The Brad mobile boogies to the Chance at 10:15 so we can get seats. As we were standing on line here comes Steve and “wife”. We all got a good table with a good view. Alan Holdsworth comes out first. He is a fantastic guitarist and his I.O.U. band is hot. Brad and I are sitting there boppin’ into it and after three tunes I can hear Patti babble with displeasure. Then she starts talking about me right behind my back like I can’t hear her, but I could. She says how stupid the music is and how weird Brad and I are for listening to it. I turned to look at her and she shuts up. I turn back around and she says to Steve, “oooopsie”. That night she called me many names including asshole right behind my freakin’ back. She’s got balls like an elephant. I didn’t say a word, just tried to enjoy the show. But there were many times during Holdsworth’s set where I couldn’t listen because Patti was talking and I was getting mad.

After Holdsworth was done, Andy fell asleep. Brad got up, talked to Steve a little and said he was leaving and I could go home with Steve if I wanted to stay. I agreed. Approximately one minute and 43-1/2 seconds later, Steve says, “let’s go”! I knew it would be that way. Brad probably hadn’t left the parking lot yet. I didn’t even speak, just got up and followed them out the door. Patti had that shitty looking face on. They were walking about five steps in front of me talking on the way out to the parking lot, when I stopped and said out loud, “fuck it”, “later”! I turned around and walked back toward the door. Steve asked me how I was going to get home. I didn’t listen and walked in the door. I would have rather walked home than listen to Patti bitch.

Lorber didn’t even start playing yet. I knew I’d be able to find a ride home. It made me feel good to blow them off. When I walked in, there were Alan and the band standing by the bar. I got to talk to them for about a half-hour. I bought one of their albums at the bar for $5.00 and had them all sign the back cover. The night had a whole new spark, I felt good, Jeff Lorber came out and played for 1-1/2 hours. I found some people I knew. They were having a lot of fun and were my ride home.

I got in at 4:00 AM and was going skiing for free at 7:00. I barely slept, falling asleep in the rocking chair for about half an hour and woke up dreaming about punching Patti in the face. I just stayed awake and got ready for skiing. I skied great all day, it was 50 o and a beautiful Sunday. Call you soon. I had to get that off my chest.
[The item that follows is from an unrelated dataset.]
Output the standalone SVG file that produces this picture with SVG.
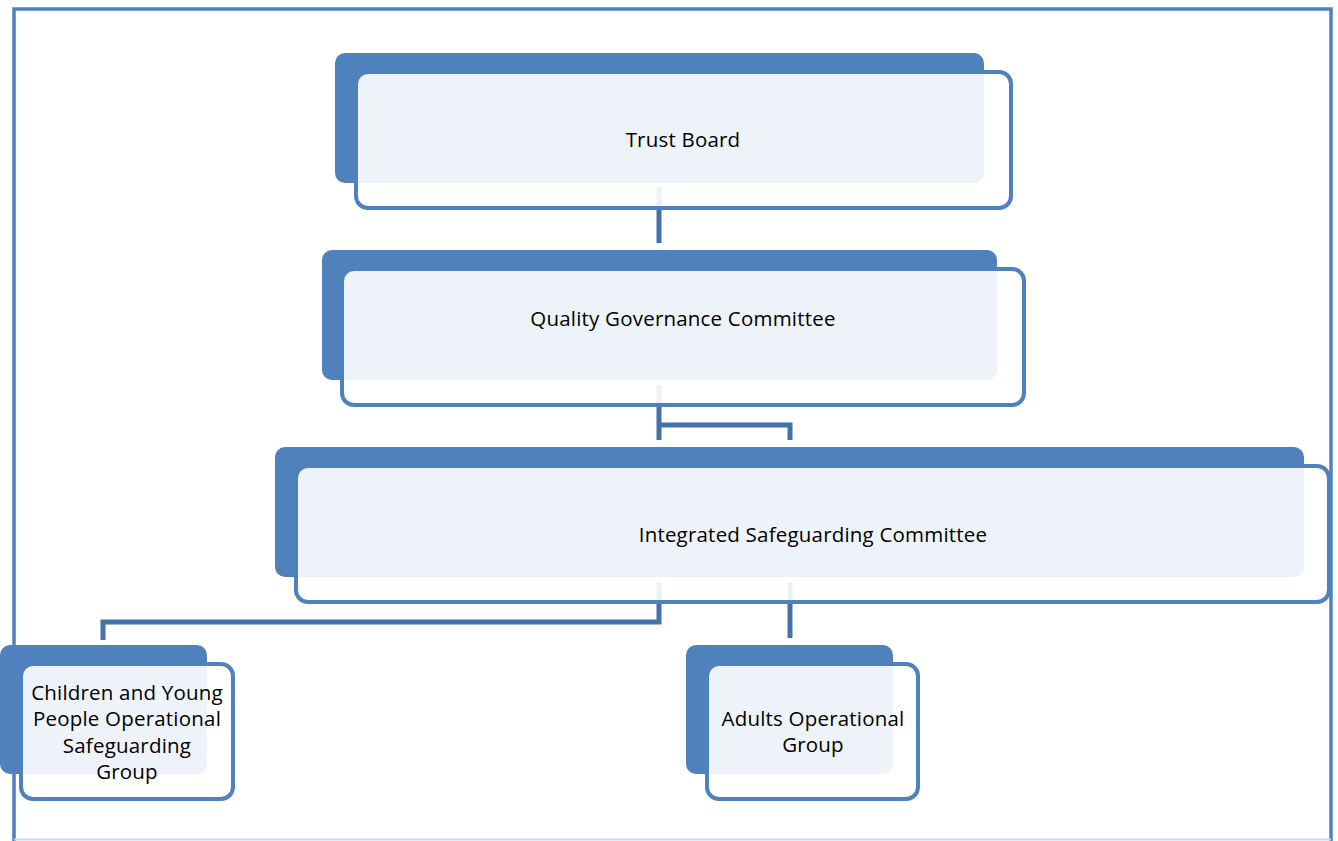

For Dave, as a Twenty-two year old young man pining for his independence in the face of logistic challenges, from transportation to employment discrimination, he seized the courage to shed the shame and shyness that masked his disability. That evening represented an emotional waypoint where he allowed himself to be vulnerable and take a bold action, releasing the links that chained him to his dependencies. He confronted his fear of the dark and the illusion that he needed to rely on the security of those familiar to him to make his life happen. Life doesn’t stay the same and neither do humans. Discomfort drives growth in new directions, on a curvaceous, personalized journey toward discovery of our true selves. He chose to let go of what was, that which had already left him, and fuel his desires with faith in what will be. In introspect, I see the message I hadn’t seen thirty-five years ago…he took the heroes journey. For Dave, that late Spring evening waxed in bewilderment and waned to enlightenment. Sometimes we have to just turn around and walk ourselves through the door.